I owned a set of three decorative pots. My mother bought them in the Rio Grande Valley where my parents lived every winter, after retirement and before my mother became too sick to travel. The pottery hung on our family room wall until last week.
Cherry, my mother’s namesake, plugged her iPhone into a wall outlet; the cord tangled; the sconce above her head tumbled, and the smallest of the three fell and shattered.
When it happened, I felt like I used to feel when I crashed my bike. My mother’s been dead for thirteen years, but she’s in my thoughts all the time. Though, she occupies only a sliver of Cherry’s memory, most of it reinforced by snapshots.

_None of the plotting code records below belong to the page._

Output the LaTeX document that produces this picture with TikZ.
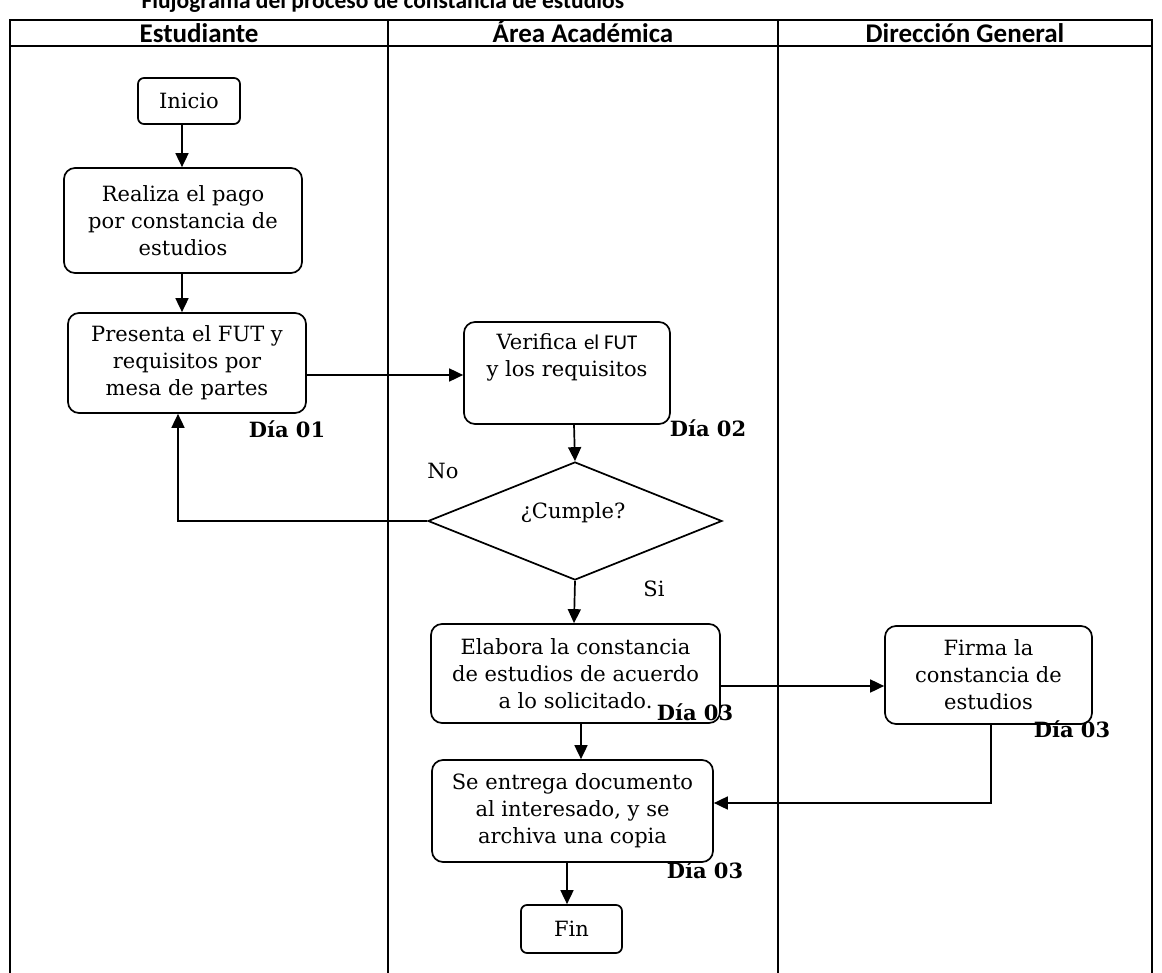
\documentclass[tikz,border=0pt]{standalone}
\usepackage{fontspec}
\setmainfont{DejaVu Serif}
\newfontfamily\hdrfont{Carlito}
\usetikzlibrary{shapes.geometric,arrows.meta}
\begin{document}
\begin{tikzpicture}[x=1pt,y=-1pt,
  box/.style={draw,line width=1.7pt,rounded corners=11pt,align=center,font=\fontsize{21}{27}\selectfont,inner sep=0pt},
  lane/.style={draw,line width=1.5pt},
  hdr/.style={anchor=base,font=\hdrfont\bfseries\fontsize{27}{30}\selectfont},
  dia/.style={font=\bfseries\fontsize{21}{23}\selectfont},
  lbl/.style={font=\fontsize{21}{23}\selectfont},
  arr/.style={line width=1.7pt,-{Triangle[length=14pt,width=13pt]}},
  ln/.style={line width=1.7pt}]
\useasboundingbox (0,0) rectangle (1162,973);
\begin{scope}
\clip (0,0) rectangle (1162,973);
\node[anchor=base west,font=\hdrfont\bfseries\fontsize{23.5}{26}\selectfont] (title) at (138,9) {Flujograma del proceso de constancia de estudios};
\end{scope}
% table
\draw[lane] (10,20) rectangle (1152,975);
\draw[lane] (10,46) -- (1152,46);
\draw[lane] (388,20) -- (388,975);
\draw[lane] (778,20) -- (778,975);
\node[hdr] (h1) at (199,42.5) {Estudiante};
\node[hdr] (h2) at (583,42.5) {Área Académica};
\node[hdr] (h3) at (965,42.5) {Dirección General};
% nodes
\node[box,rounded corners=6pt,minimum width=102pt,minimum height=46pt] (inicio) at (189,101) {Inicio};
\node[box,minimum width=238pt,minimum height=105pt] (pago) at (183,220.5) {Realiza el pago\\por constancia de\\estudios};
\node[box,minimum width=238pt,minimum height=100pt] (fut) at (187,363) {Presenta el FUT y\\requisitos por\\mesa de partes};
\node[dia,anchor=base] (d1) at (287,437) {Día 01};
\node[box,minimum width=206pt,minimum height=102pt] (verif) at (567,373) {Verifica {\hdrfont el FUT}\\y los requisitos\\[8pt]};
\node[dia,anchor=base] (d2) at (708,436) {Día 02};
\node[draw,line width=1.7pt,diamond,aspect=2.5,minimum width=294pt,minimum height=118pt,inner sep=0pt] (cumple) at (575,521) {};
\node[lbl] (cumpletxt) at (573,513) {¿Cumple?};
\node[lbl,anchor=base] (no) at (443,478) {No};
\node[lbl,anchor=base] (si) at (654,596) {Si};
\node[box,minimum width=289pt,minimum height=99pt] (elab) at (575.5,673.5) {Elabora la constancia\\de estudios de acuerdo\\a lo solicitado.};
\node[dia,anchor=base] (d3a) at (695,720) {Día 03};
\node[box,minimum width=207pt,minimum height=98pt] (firma) at (988.5,675) {Firma la\\constancia de\\estudios};
\node[dia,anchor=base] (d3b) at (1072,737) {Día 03};
\node[box,minimum width=281pt,minimum height=102pt] (entrega) at (572.5,811) {Se entrega documento\\al interesado, y se\\archiva una copia};
\node[dia,anchor=base] (d3c) at (705,878) {Día 03};
\node[box,rounded corners=6pt,minimum width=101pt,minimum height=48pt] (fin) at (571.5,929) {Fin};
% connectors
\draw[arr] (inicio.south -| 182,0) -- (pago.north -| 182,0);
\draw[arr] (pago.south -| 182,0) -- (fut.north -| 182,0);
\draw[arr] (fut.east |- 0,375) -- (verif.west |- 0,375);
\draw[arr] (verif.south -| 574,0) -- (cumple.north);
\draw[arr] (cumple.west) -- (178,521) -- (fut.south -| 178,0);
\draw[arr] (cumple.south) -- (elab.north -| 574,0);
\draw[arr] (elab.east |- 0,686) -- (firma.west |- 0,686);
\draw[arr] (elab.south -| 581,0) -- (entrega.north -| 581,0);
\draw[arr] (firma.south -| 991,0) -- (991,803) -- (entrega.east |- 0,803);
\draw[arr] (entrega.south -| 567,0) -- (fin.north -| 567,0);
\end{tikzpicture}
\end{document}
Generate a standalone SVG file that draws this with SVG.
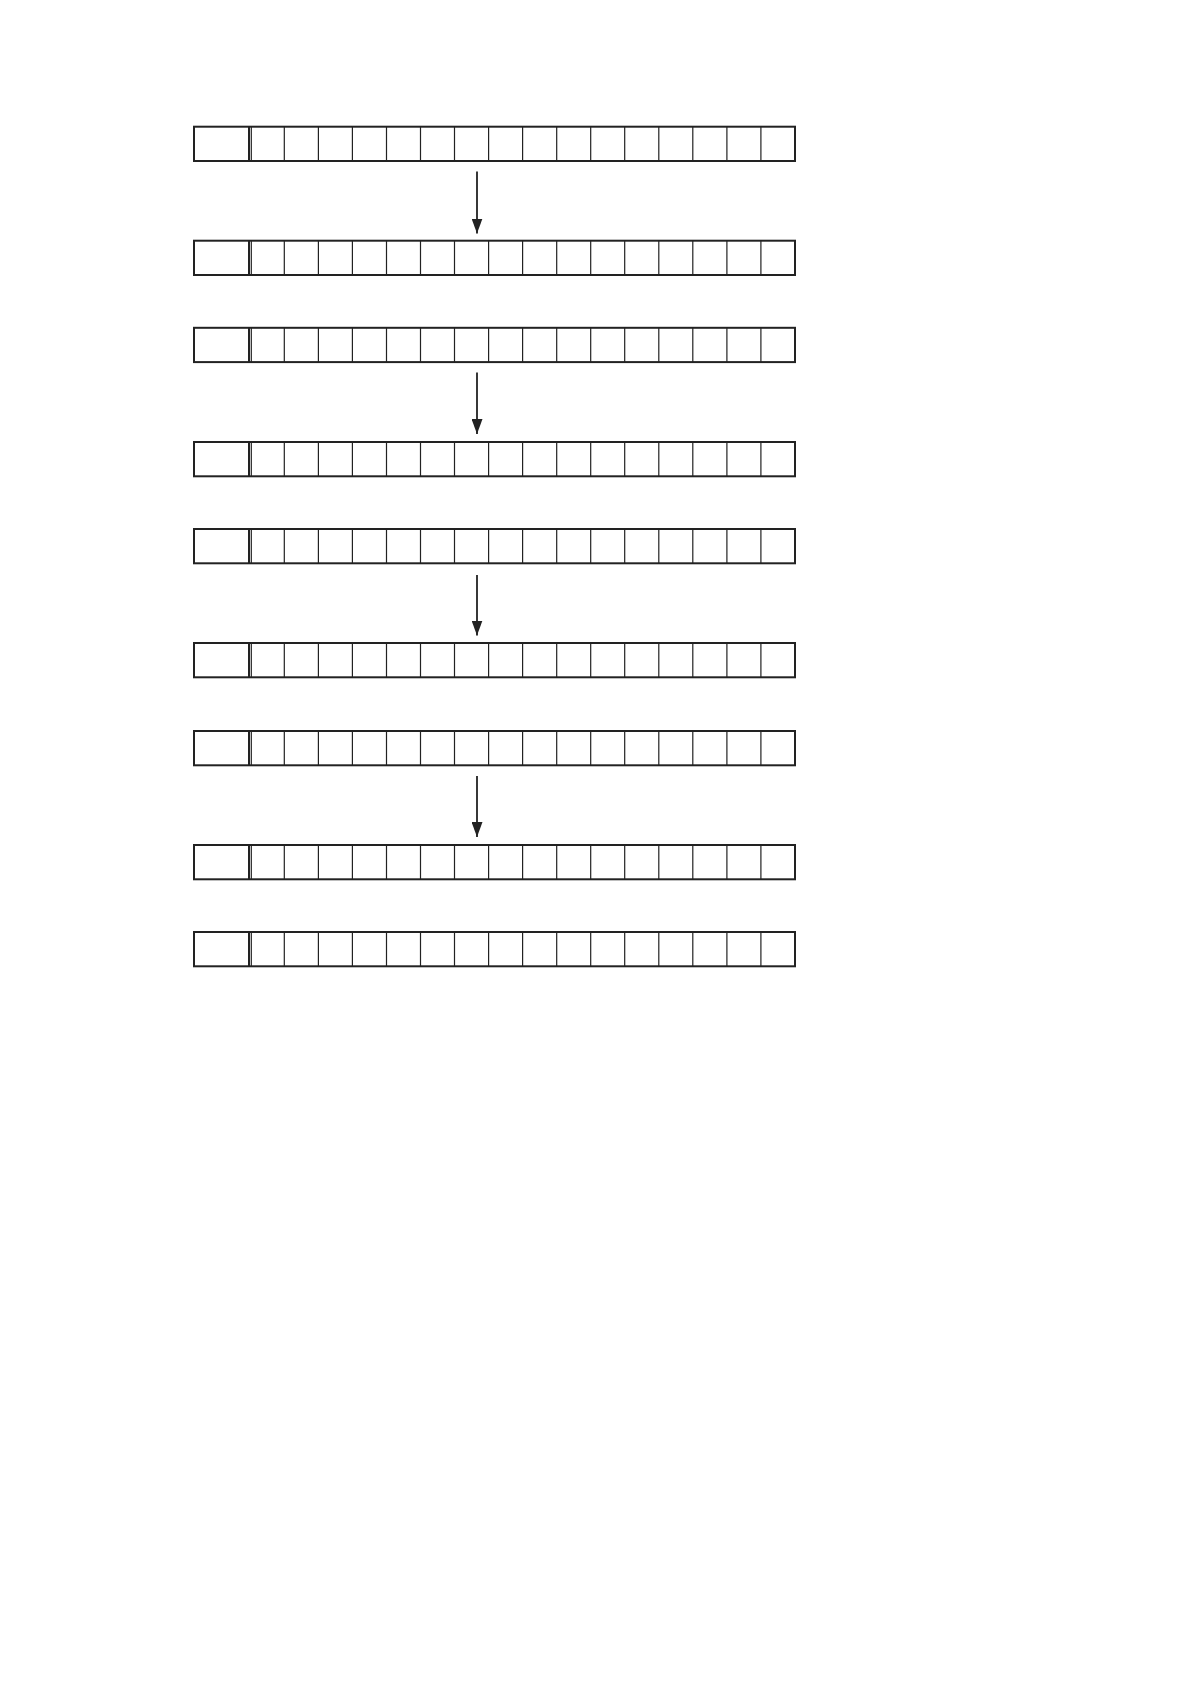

I caught my daughter holding her breath, afraid to exhale.
I braced myself. Then, as if I were sprawled over the asphalt in front of my girlhood home, I stood up and checked the knees and elbows of my subconscious. No scrapes or bruises.
It wasn’t that I didn’t like the pottery anymore, or appreciate my mom, or her memory. I felt something, different. I said, “It’s okay. Now, I can hang something else here.”
Cherry finally exhaled.
I said, “There’s glass on the floor. Put your shoes on.”
That’s the second most common thing mothers say. The first is the warning, “You’re going to put an eye out,” and the third is the reminder, “Drink your milk.”
I swept up the pieces.
I’m looking for something new to hang in that spot.